DIRECTION: Print them exactly: the lines from the beginning of the entries below through the line that contains "curve_range = (0.01, 550)", and only those, with the pictures left out.

MATERIALS PROVIDED:
--------------------------------

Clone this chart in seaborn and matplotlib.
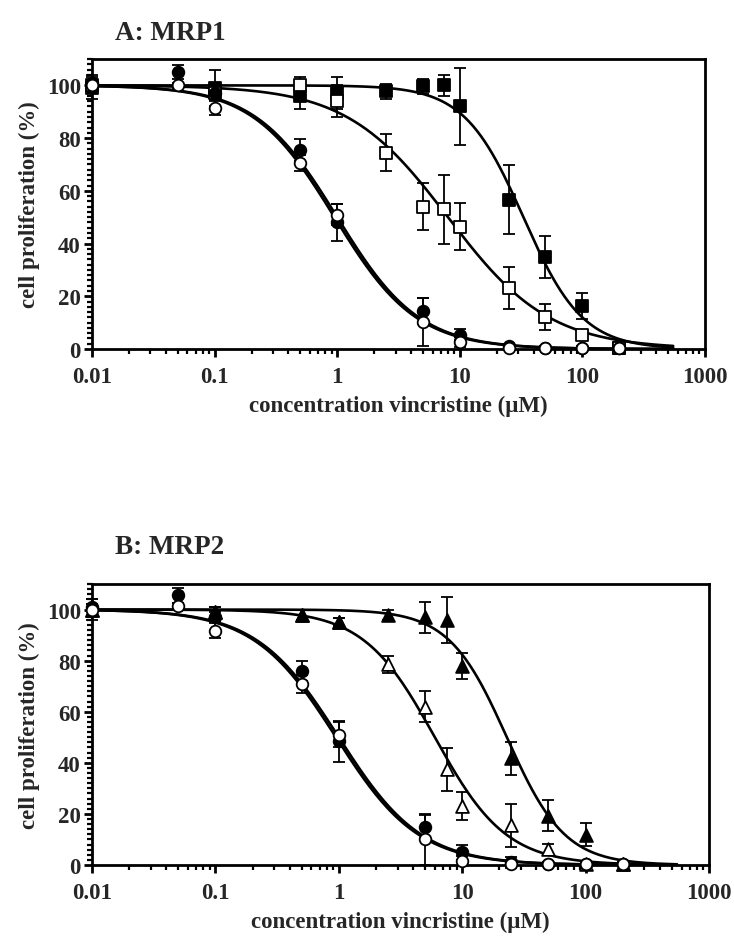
import numpy as np
import pandas as pd
import matplotlib
matplotlib.use("Agg")
import matplotlib.pyplot as plt
import seaborn as sns
from matplotlib.ticker import MultipleLocator, LogLocator, NullFormatter

sns.set_style("ticks")
plt.rcParams['font.family'] = ['Liberation Serif', 'DejaVu Serif']
plt.rcParams['font.weight'] = 'bold'
plt.rcParams['mathtext.default'] = 'regular'

# ---------------- data ----------------
conc_circ = [0.01, 0.05, 0.1, 0.5, 1, 5, 10, 25, 50, 100, 200]
conc_sq = [0.01, 0.1, 0.5, 1, 2.5, 5, 7.5, 10, 25, 50, 100, 200]
conc_tri = [0.01, 0.1, 0.5, 1, 2.5, 5, 7.5, 10, 25, 50, 100, 200]

# Panel A: MRP1
a_fc_y = [101, 105, 97, 75.5, 48, 14.5, 5.5, 1, 0.5, 0.5, 0.5]
a_fc_e = [3, 2.7, 2, 4, 7, 5, 2, 1, 0.5, 0.5, 0.5]
a_oc_y = [100, 100, 91.6, 70.7, 51, 10.3, 2.7, 0.5, 0.5, 0.5, 0.5]
a_oc_e = [2, 1, 3, 3, 4, 9, 2, 1, 0.5, 0.5, 0.5]
a_fs_y = [99, 99, 96, 97, 97.7, 99.6, 100, 92, 56.7, 35, 16.3, 0.5]
a_fs_e = [4, 7, 5, 6, 3, 3, 4, 14.5, 13, 8, 5, 0.5]
a_os_y = [100, 97, 100, 94, 74.5, 54, 53, 46.4, 23, 12.2, 5.3, 0.5]
a_os_e = [2, 3, 3, 6, 7, 9, 13, 9, 8, 5, 1, 0.5]

# Panel B: MRP2
b_fc_y = [101, 105.5, 97, 76, 48.5, 15, 5, 1, 0.5, 0.5, 0.5]
b_fc_e = [3, 3, 2, 4, 8, 4.5, 3, 2, 0.5, 0.5, 0.5]
b_oc_y = [100, 101.5, 91.7, 71, 51, 10, 1.6, 0.5, 0.5, 0.5, 0.5]
b_oc_e = [2, 1, 3, 3.5, 5, 10, 2, 1, 0.5, 0.5, 0.5]
b_ft_y = [100, 99, 98, 95, 98, 97, 96, 78, 41.7, 19.3, 11.8, 0.5]
b_ft_e = [4, 2, 2, 1.5, 2, 6, 9, 5, 6.5, 6, 4.5, 0.5]
b_ot_y = [100, 99, 98, 95, 78.5, 62, 37.4, 23, 15.5, 6.3, 0.5, 0.5]
b_ot_e = [2, 2, 2, 1.5, 3.5, 6, 8.5, 5.5, 8.5, 2, 0.5, 0.5]

# fitted sigmoid curves: IC50 (µM) and Hill slope
a_ic50 = {'fc': 1.0, 'oc': 0.95, 'fs': 33.0, 'os': 8.0}
a_hill = {'fc': 1.3, 'oc': 1.3, 'fs': 1.8, 'os': 1.05}
b_ic50 = {'fc': 1.0, 'oc': 0.95, 'ft': 23.0, 'ot': 6.0}
b_hill = {'fc': 1.3, 'oc': 1.3, 'ft': 1.85, 'ot': 1.5}
curve_range = (0.01, 550)

xticks = [0.01, 0.1, 1, 10, 100, 1000]
xticklabels = ['0.01', '0.1', '1', '10', '100', '1000']
yticks = [0, 20, 40, 60, 80, 100]

FS = 16.5

fig = plt.figure(figsize=(7.34, 9.53), dpi=100)
axA = fig.add_axes([92/734, 1-350/953, (705-92)/734, (350-60)/953])
axB = fig.add_axes([92/734, 1-866/953, (709-92)/734, (866-585)/953])


def curve(ax, ic50, h):
    xs = np.logspace(np.log10(curve_range[0]), np.log10(curve_range[1]), 300)
    ys = 100.0 / (1.0 + (xs / ic50) ** h)
    sns.lineplot(x=xs, y=ys, ax=ax, color='black', lw=1.9, zorder=2,
                 estimator=None, sort=False)


def series(ax, x, y, e, marker, filled, size):
    eb = ax.errorbar(x, y, yerr=e, fmt='none', ecolor='black', elinewidth=1.3,
                     capsize=4, capthick=1.3, zorder=5)
    for art in eb.lines[1] + eb.lines[2]:
        art.set_clip_on(False)
    before = len(ax.collections)
    sns.scatterplot(x=x, y=y, ax=ax, marker=marker, s=size,
                    color='black' if filled else 'white',
                    edgecolor='black', linewidth=1.3, zorder=6)
    for coll in ax.collections[before:]:
        coll.set_clip_on(False)


def style(ax):
    ax.set_xscale('log')
    ax.set_xlim(0.01, 1000)
    ax.set_ylim(0, 110)
    ax.set_xticks(xticks)
    ax.set_xticklabels(xticklabels)
    ax.xaxis.set_minor_locator(LogLocator(base=10, subs=np.arange(2, 10)))
    ax.xaxis.set_minor_formatter(NullFormatter())
    ax.set_yticks(yticks)
    ax.yaxis.set_minor_locator(MultipleLocator(2))
    for s in ax.spines.values():
        s.set_linewidth(2.0)
        s.set_color('black')
        s.set_visible(True)
        s.set_zorder(4)
    ax.tick_params(axis='both', which='major', direction='out', length=6,
                   width=2, labelsize=FS, pad=2, color='black')
    ax.tick_params(axis='both', which='minor', direction='out', length=3.5,
                   width=1.6, color='black')
    ax.tick_params(axis='x', which='major', pad=6)
    for lab in ax.get_xticklabels() + ax.get_yticklabels():
        lab.set_fontweight('bold')
    ax.set_xlabel('concentration vincristine (µM)', fontsize=FS,
                  fontweight='bold', labelpad=6)
    ax.set_ylabel('cell proliferation (%)', fontsize=FS, fontweight='bold',
                  labelpad=5)
    ax.set_facecolor('white')
    ax.grid(False)


# Panel A
for k in ['fc', 'oc', 'fs', 'os']:
    curve(axA, a_ic50[k], a_hill[k])
series(axA, conc_sq, a_fs_y, a_fs_e, 's', True, 70)
series(axA, conc_sq, a_os_y, a_os_e, 's', False, 70)
series(axA, conc_circ, a_fc_y, a_fc_e, 'o', True, 70)
series(axA, conc_circ, a_oc_y, a_oc_e, 'o', False, 70)
style(axA)

# Panel B
for k in ['fc', 'oc', 'ft', 'ot']:
    curve(axB, b_ic50[k], b_hill[k])
series(axB, conc_tri, b_ot_y, b_ot_e, '^', False, 85)
series(axB, conc_tri, b_ft_y, b_ft_e, '^', True, 85)
series(axB, conc_circ, b_fc_y, b_fc_e, 'o', True, 70)
series(axB, conc_circ, b_oc_y, b_oc_e, 'o', False, 70)
style(axB)

fig.text(115/734, 1-33/953, 'A: MRP1', fontsize=19.5, fontweight='bold',
         ha='left', va='center')
fig.text(115/734, 1-547/953, 'B: MRP2', fontsize=19.5, fontweight='bold',
         ha='left', va='center')

fig.savefig('out.png', dpi=100, facecolor='white')
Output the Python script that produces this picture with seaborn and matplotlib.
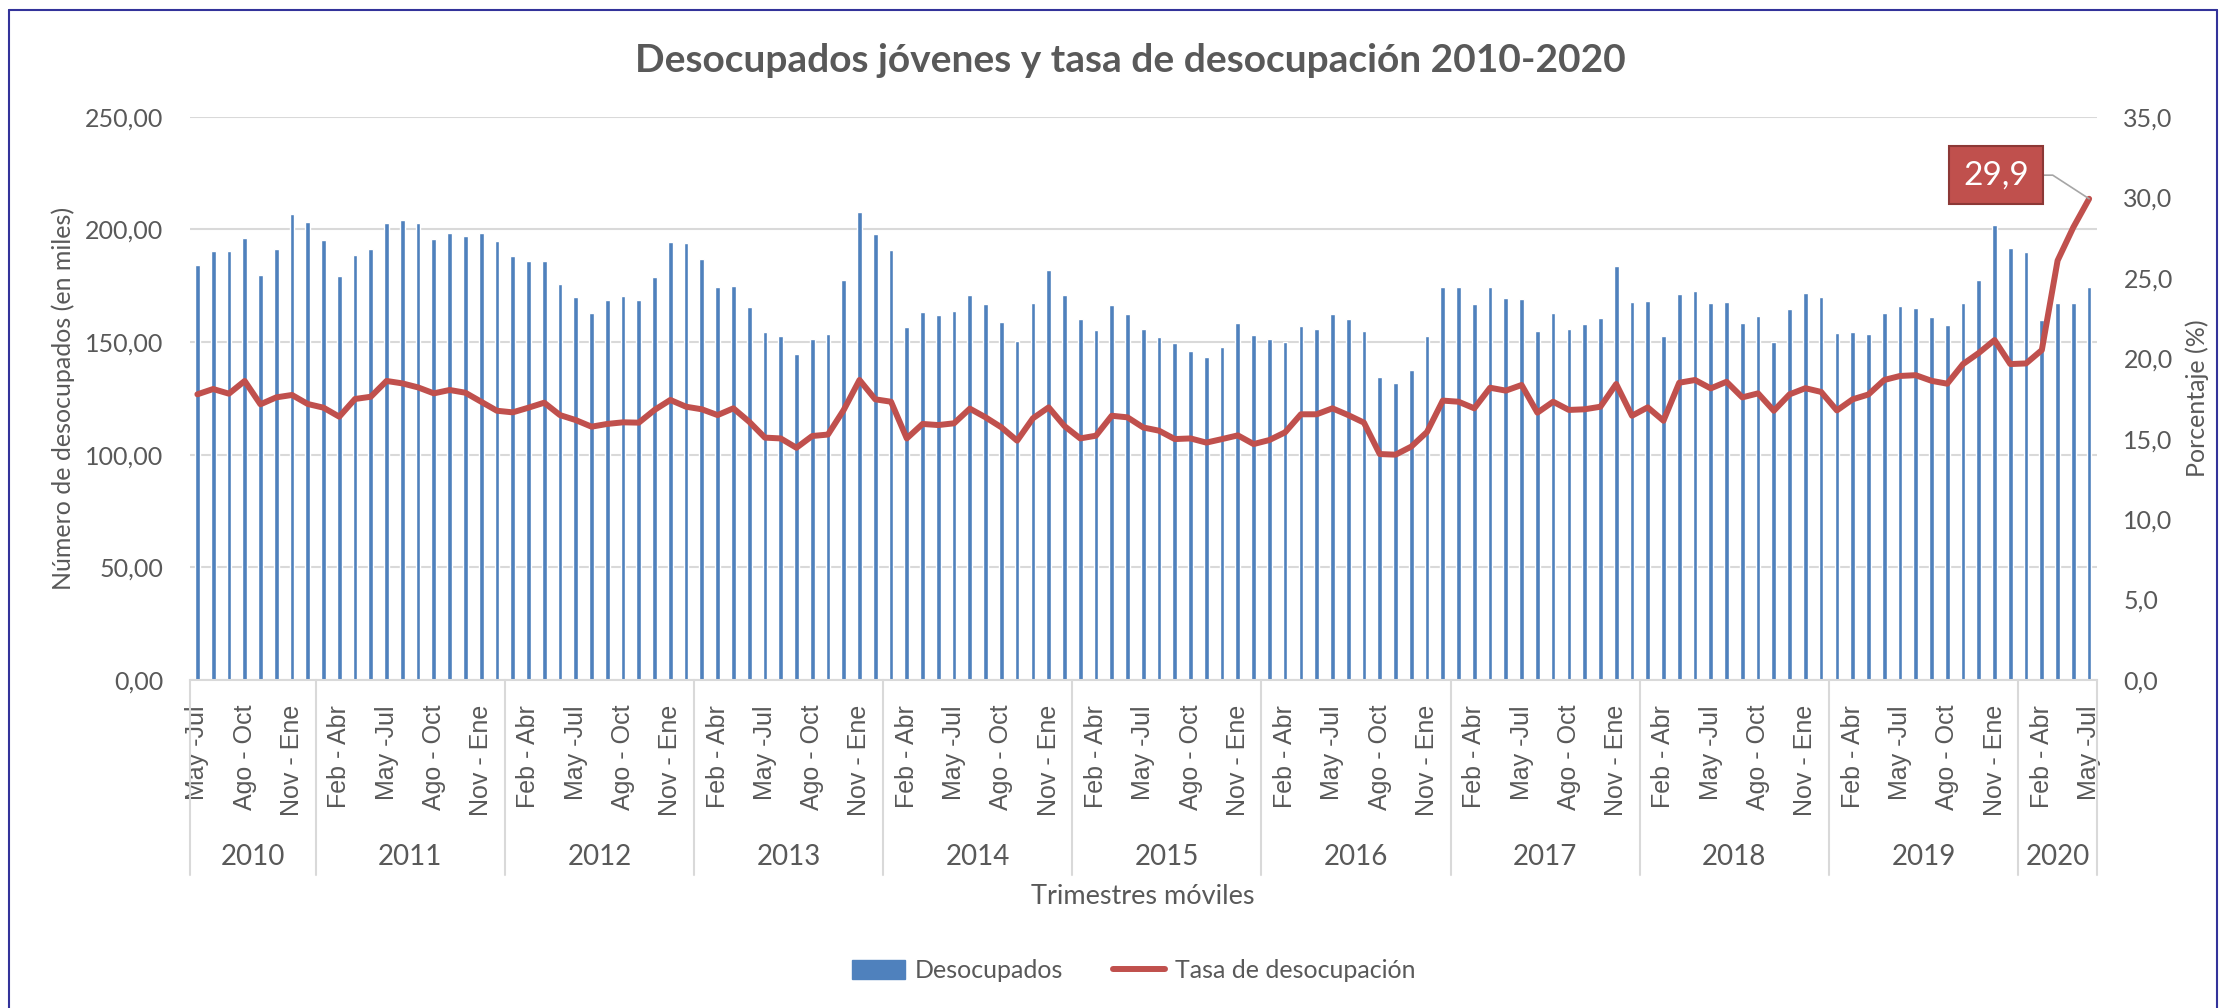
import numpy as np
import pandas as pd
import matplotlib
matplotlib.use("Agg")
import matplotlib.pyplot as plt
import seaborn as sns
from matplotlib.patches import Patch
from matplotlib.lines import Line2D
from matplotlib.ticker import FuncFormatter, MultipleLocator

# --- datos ---
anios = ["2010", "2011", "2012", "2013", "2014", "2015",
         "2016", "2017", "2018", "2019", "2020"]
periodos_por_anio = [8, 12, 12, 12, 12, 12, 12, 12, 12, 12, 5]
trimestres = ["Ene - Mar", "Feb - Abr", "Mar - May", "Abr - Jun", "May -Jul", "Jun - Ago",
              "Jul - Sep", "Ago - Oct", "Sep - Nov", "Oct - Dic", "Nov - Ene", "Dic - Feb"]
primer_trimestre = "May -Jul"

# desocupados jovenes (miles), un renglon por anio
desocupados = [
    184.2, 190.2, 190.4, 196.0, 179.7, 191.1, 206.7, 203.1,
    195.1, 179.1, 188.6, 191.4, 202.7, 204.1, 202.7, 195.7, 198.2, 196.9, 198.5, 194.7,
    188.0, 185.8, 185.9, 175.6, 169.8, 162.7, 168.5, 170.3, 168.8, 178.7, 194.5, 194.1,
    186.8, 174.4, 174.7, 165.5, 154.3, 152.7, 144.7, 151.5, 153.6, 177.5, 207.5, 197.9,
    190.7, 156.5, 163.3, 161.8, 163.8, 170.9, 166.9, 158.7, 150.4, 167.2, 182.0, 170.9,
    160.1, 155.3, 166.4, 162.6, 155.6, 152.1, 149.4, 145.9, 143.2, 147.6, 158.6, 153.1,
    151.3, 150.0, 157.0, 155.8, 162.4, 160.2, 155.0, 134.3, 131.8, 137.7, 152.5, 174.6,
    174.6, 166.7, 174.4, 169.4, 168.9, 155.0, 162.9, 155.9, 158.0, 160.5, 183.9, 167.6,
    168.2, 152.7, 171.5, 172.6, 167.3, 167.9, 158.6, 161.4, 150.2, 164.6, 171.7, 169.9,
    154.1, 154.3, 153.5, 163.0, 166.1, 165.0, 160.9, 157.7, 167.3, 177.6, 201.9, 191.6,
    189.9, 159.9, 167.3, 167.5, 174.5,
]

# tasa de desocupacion (%)
tasa = [
    17.75, 18.08, 17.79, 18.58, 17.13, 17.56, 17.71, 17.15,
    16.92, 16.36, 17.46, 17.60, 18.58, 18.43, 18.18, 17.81, 18.02, 17.85, 17.29, 16.73,
    16.63, 16.92, 17.23, 16.46, 16.15, 15.74, 15.91, 16.01, 15.99, 16.78, 17.40, 16.98,
    16.82, 16.46, 16.88, 16.05, 15.06, 15.01, 14.43, 15.16, 15.25, 16.78, 18.64, 17.44,
    17.29, 15.01, 15.91, 15.84, 15.95, 16.86, 16.32, 15.70, 14.87, 16.26, 16.94, 15.78,
    15.01, 15.18, 16.42, 16.32, 15.69, 15.49, 14.97, 15.01, 14.75, 14.97, 15.20, 14.66,
    14.91, 15.39, 16.51, 16.51, 16.88, 16.46, 15.99, 14.04, 14.00, 14.50, 15.41, 17.36,
    17.29, 16.88, 18.16, 17.98, 18.33, 16.61, 17.29, 16.78, 16.82, 16.98, 18.39, 16.42,
    16.94, 16.11, 18.47, 18.64, 18.12, 18.53, 17.56, 17.81, 16.73, 17.75, 18.13, 17.90,
    16.75, 17.44, 17.74, 18.64, 18.89, 18.94, 18.59, 18.41, 19.63, 20.32, 21.12, 19.63,
    19.67, 20.50, 26.06, 28.13, 29.90,
]

# --- armar la tabla ---
inicio = trimestres.index(primer_trimestre)
filas = []
k = 0
for anio, n in zip(anios, periodos_por_anio):
    for j in range(n):
        filas.append((anio, trimestres[(inicio + k) % 12]))
        k += 1
df = pd.DataFrame(filas, columns=["anio", "trimestre"])
df["periodo"] = df["anio"] + " " + df["trimestre"]
df["desocupados"] = desocupados
df["tasa"] = tasa
df["pos"] = np.arange(len(df))

# --- estilo ---
AZUL = "#4F81BD"
ROJO = "#C0504D"
GRIS_TXT = "#595959"
GRIS_LIN = "#D9D9D9"

sns.set_style("white")
plt.rcParams["font.family"] = ["Lato", "DejaVu Sans"]
plt.rcParams["text.color"] = GRIS_TXT

W, H = 2226, 1008
fig = plt.figure(figsize=(W / 100, H / 100), dpi=100)
x0, x1, y_top, y_bot = 189.5, 2097, 116.7, 680
ax = fig.add_axes([x0 / W, 1 - y_bot / H, (x1 - x0) / W, (y_bot - y_top) / H])

sns.barplot(data=df, x="periodo", y="desocupados", color=AZUL, width=0.3,
            saturation=1, errorbar=None, ax=ax, zorder=2)

ax2 = ax.twinx()
sns.lineplot(data=df, x="pos", y="tasa", color=ROJO, linewidth=4.3, ax=ax2,
             solid_capstyle="round", solid_joinstyle="round")

# ejes
ax.set_xlim(-0.5, len(df) - 0.5)
ax.set_ylim(0, 250)
ax2.set_ylim(0, 35)
ax.yaxis.set_major_locator(MultipleLocator(50))
ax2.yaxis.set_major_locator(MultipleLocator(5))
ax.yaxis.set_major_formatter(FuncFormatter(lambda v, p: f"{v:.2f}".replace(".", ",")))
ax2.yaxis.set_major_formatter(FuncFormatter(lambda v, p: f"{v:.1f}".replace(".", ",")))
ax.grid(axis="y", color=GRIS_LIN, linewidth=1.5)
ax.set_axisbelow(True)
ax.set_xlabel("")
ax.set_ylabel("")
ax2.set_ylabel("")
ax2.set_xlabel("")

for a in (ax, ax2):
    for s in ["top", "left", "right", "bottom"]:
        a.spines[s].set_visible(False)
ax.spines["bottom"].set_visible(True)
ax.spines["bottom"].set_color(GRIS_LIN)
ax.spines["bottom"].set_linewidth(1.5)

ax.tick_params(axis="y", length=0, pad=19, labelsize=18, labelcolor=GRIS_TXT)
ax2.tick_params(axis="y", length=0, pad=19, labelsize=18, labelcolor=GRIS_TXT)

# etiquetas de trimestre cada 3 periodos
ticks = df["pos"][::3]
ax.set_xticks(ticks)
ax.set_xticklabels(df["trimestre"][::3], rotation=90, va="top", ha="center",
                   fontsize=18, color=GRIS_TXT, family=["Liberation Sans", "DejaVu Sans"])
ax.tick_params(axis="x", length=0, pad=18)

# separadores de anio y etiquetas de anio
trans = ax.get_xaxis_transform()
bordes = np.concatenate([[0], np.cumsum(periodos_por_anio)]) - 0.5
sep_y = -(875 - y_bot) / (y_bot - y_top)
for b in bordes:
    ax.plot([b, b], [0, sep_y], transform=trans, color=GRIS_LIN, lw=1.5, clip_on=False)
anio_y = -(857 - y_bot) / (y_bot - y_top)
for anio, a, b in zip(anios, bordes[:-1], bordes[1:]):
    ax.text((a + b) / 2, anio_y, anio, transform=trans, ha="center", va="center",
            fontsize=20, color=GRIS_TXT)

# titulos
fig.text(1130 / W, 1 - 61 / H, "Desocupados jóvenes y tasa de desocupación 2010-2020",
         ha="center", va="center", fontsize=28, fontweight="bold", color=GRIS_TXT)
fig.text((x0 + x1) / 2 / W, 1 - 897 / H, "Trimestres móviles", ha="center", va="center",
         fontsize=19.5, color=GRIS_TXT)
fig.text(63 / W, 1 - 398 / H, "Número de desocupados (en miles)", rotation=90,
         ha="center", va="center", fontsize=18, color=GRIS_TXT)
fig.text(2197 / W, 1 - 398 / H, "Porcentaje (%)", rotation=90,
         ha="center", va="center", fontsize=18, color=GRIS_TXT)

# etiqueta del ultimo valor
ultimo = df.iloc[-1]
ax2.annotate(f"{ultimo['tasa']:.1f}".replace(".", ","), xy=(ultimo["pos"], ultimo["tasa"]),
             xytext=(-67, 17), textcoords="offset points", ha="center", va="center",
             fontsize=24, color="white",
             bbox=dict(boxstyle="square,pad=0.42", fc=ROJO, ec="#8C3836", lw=1.5),
             arrowprops=dict(arrowstyle="-", color="#A6A6A6", lw=1.2, shrinkA=0, shrinkB=0,
                             connectionstyle="angle,angleA=0,angleB=147,rad=0"))

# leyenda
handles = [Patch(color=AZUL, label="Desocupados"),
           Line2D([], [], color=ROJO, lw=4.3, solid_capstyle="round", label="Tasa de desocupación")]
fig.legend(handles=handles, loc="center", bbox_to_anchor=(1134 / W, 1 - 971 / H), ncol=2,
           frameon=False, fontsize=18, handlelength=2.1, handleheight=0.8,
           handletextpad=0.4, columnspacing=2.0, labelcolor=GRIS_TXT)

# marco del grafico
borde = "#33339A"
fig.add_artist(Line2D([9 / W, 9 / W], [0, 1 - 10 / H], color=borde, lw=1.5))
fig.add_artist(Line2D([9 / W, 2217 / W], [1 - 10 / H, 1 - 10 / H], color=borde, lw=1.5))
fig.add_artist(Line2D([2217 / W, 2217 / W], [0, 1 - 10 / H], color=borde, lw=1.5))

fig.savefig("out.png", dpi=100)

--------------------------------

FINAL RESULT:
Clone this chart in seaborn and matplotlib.
import numpy as np
import pandas as pd
import matplotlib
matplotlib.use("Agg")
import matplotlib.pyplot as plt
import seaborn as sns
from matplotlib.ticker import MultipleLocator, LogLocator, NullFormatter

sns.set_style("ticks")
plt.rcParams['font.family'] = ['Liberation Serif', 'DejaVu Serif']
plt.rcParams['font.weight'] = 'bold'
plt.rcParams['mathtext.default'] = 'regular'

# ---------------- data ----------------
conc_circ = [0.01, 0.05, 0.1, 0.5, 1, 5, 10, 25, 50, 100, 200]
conc_sq = [0.01, 0.1, 0.5, 1, 2.5, 5, 7.5, 10, 25, 50, 100, 200]
conc_tri = [0.01, 0.1, 0.5, 1, 2.5, 5, 7.5, 10, 25, 50, 100, 200]

# Panel A: MRP1
a_fc_y = [101, 105, 97, 75.5, 48, 14.5, 5.5, 1, 0.5, 0.5, 0.5]
a_fc_e = [3, 2.7, 2, 4, 7, 5, 2, 1, 0.5, 0.5, 0.5]
a_oc_y = [100, 100, 91.6, 70.7, 51, 10.3, 2.7, 0.5, 0.5, 0.5, 0.5]
a_oc_e = [2, 1, 3, 3, 4, 9, 2, 1, 0.5, 0.5, 0.5]
a_fs_y = [99, 99, 96, 97, 97.7, 99.6, 100, 92, 56.7, 35, 16.3, 0.5]
a_fs_e = [4, 7, 5, 6, 3, 3, 4, 14.5, 13, 8, 5, 0.5]
a_os_y = [100, 97, 100, 94, 74.5, 54, 53, 46.4, 23, 12.2, 5.3, 0.5]
a_os_e = [2, 3, 3, 6, 7, 9, 13, 9, 8, 5, 1, 0.5]

# Panel B: MRP2
b_fc_y = [101, 105.5, 97, 76, 48.5, 15, 5, 1, 0.5, 0.5, 0.5]
b_fc_e = [3, 3, 2, 4, 8, 4.5, 3, 2, 0.5, 0.5, 0.5]
b_oc_y = [100, 101.5, 91.7, 71, 51, 10, 1.6, 0.5, 0.5, 0.5, 0.5]
b_oc_e = [2, 1, 3, 3.5, 5, 10, 2, 1, 0.5, 0.5, 0.5]
b_ft_y = [100, 99, 98, 95, 98, 97, 96, 78, 41.7, 19.3, 11.8, 0.5]
b_ft_e = [4, 2, 2, 1.5, 2, 6, 9, 5, 6.5, 6, 4.5, 0.5]
b_ot_y = [100, 99, 98, 95, 78.5, 62, 37.4, 23, 15.5, 6.3, 0.5, 0.5]
b_ot_e = [2, 2, 2, 1.5, 3.5, 6, 8.5, 5.5, 8.5, 2, 0.5, 0.5]

# fitted sigmoid curves: IC50 (µM) and Hill slope
a_ic50 = {'fc': 1.0, 'oc': 0.95, 'fs': 33.0, 'os': 8.0}
a_hill = {'fc': 1.3, 'oc': 1.3, 'fs': 1.8, 'os': 1.05}
b_ic50 = {'fc': 1.0, 'oc': 0.95, 'ft': 23.0, 'ot': 6.0}
b_hill = {'fc': 1.3, 'oc': 1.3, 'ft': 1.85, 'ot': 1.5}
curve_range = (0.01, 550)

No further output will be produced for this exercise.